Modal utama saya mendaki gunung adalah: kaki. Karena itu saya sangat berhati-hati menggunakan kaki. Jangan sampai cidera, akibatnya bisa sangat fatal bagi seorang pendaki yang berjalan seorang diri. Siapa yang menolong?
Baru berjalan sekitar lima menit dari pos Ndak Tolok Lee, saya bertemu delapan orang pendaki asal Pariaman yang sedang turun. Mereka bercerita, di camp area puncak Robuang tidak ada pendaki lain. Artinya, saya akan benar-benar sendirian.
Puncak Robuang ternyata indah sekali. Tidak terlalu luas, paling muat sekitar 5-6 tenda ukuran besar. Dari sini pemandangan kota Payukumbuh terhampar di bawah. Pemandangan malam pastinya sangat indah: lampu-lampu kota yang terang. Sayangnya, kabut asap menghalangi pemandangan siang-sore ini.
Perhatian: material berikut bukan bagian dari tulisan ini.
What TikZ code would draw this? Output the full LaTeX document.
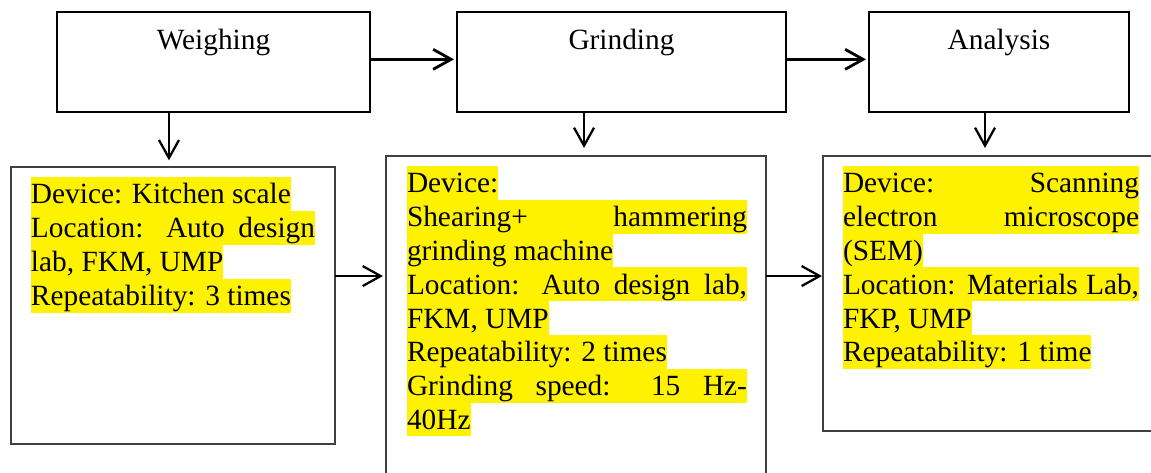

Saya langsung mendirikan tenda. Menghadap ke panorama kota Payakumbuh. Setelahnya masak untuk makan siang.
Jalur ke top Sago ternyata sangat ekstrim. 20 menit yang mendebarkan. Tanjakan curam, beberapa tegak lurus, harus bergelantungan di akar-akar kayu, kadang harus menyusup di celah sempit. Sementara di kiri-kanan jalur jurang yang sangat dalam. Sedangkan sore itu jarak pandang kurang bagus karena kabut asap dan kabut cukup tebal. Benar-benar serem.
Tak lama di puncak, setelah foto-foto sebentar, saya pun kembali turun ke puncak Robuang. Jam baru menunjukkan pukul 16.30 sore, tapi pemandangan di sekitar sudah hampir gelap. Hutan lebat dan kabut cukup tebal membuat jarak pandang makin pendek.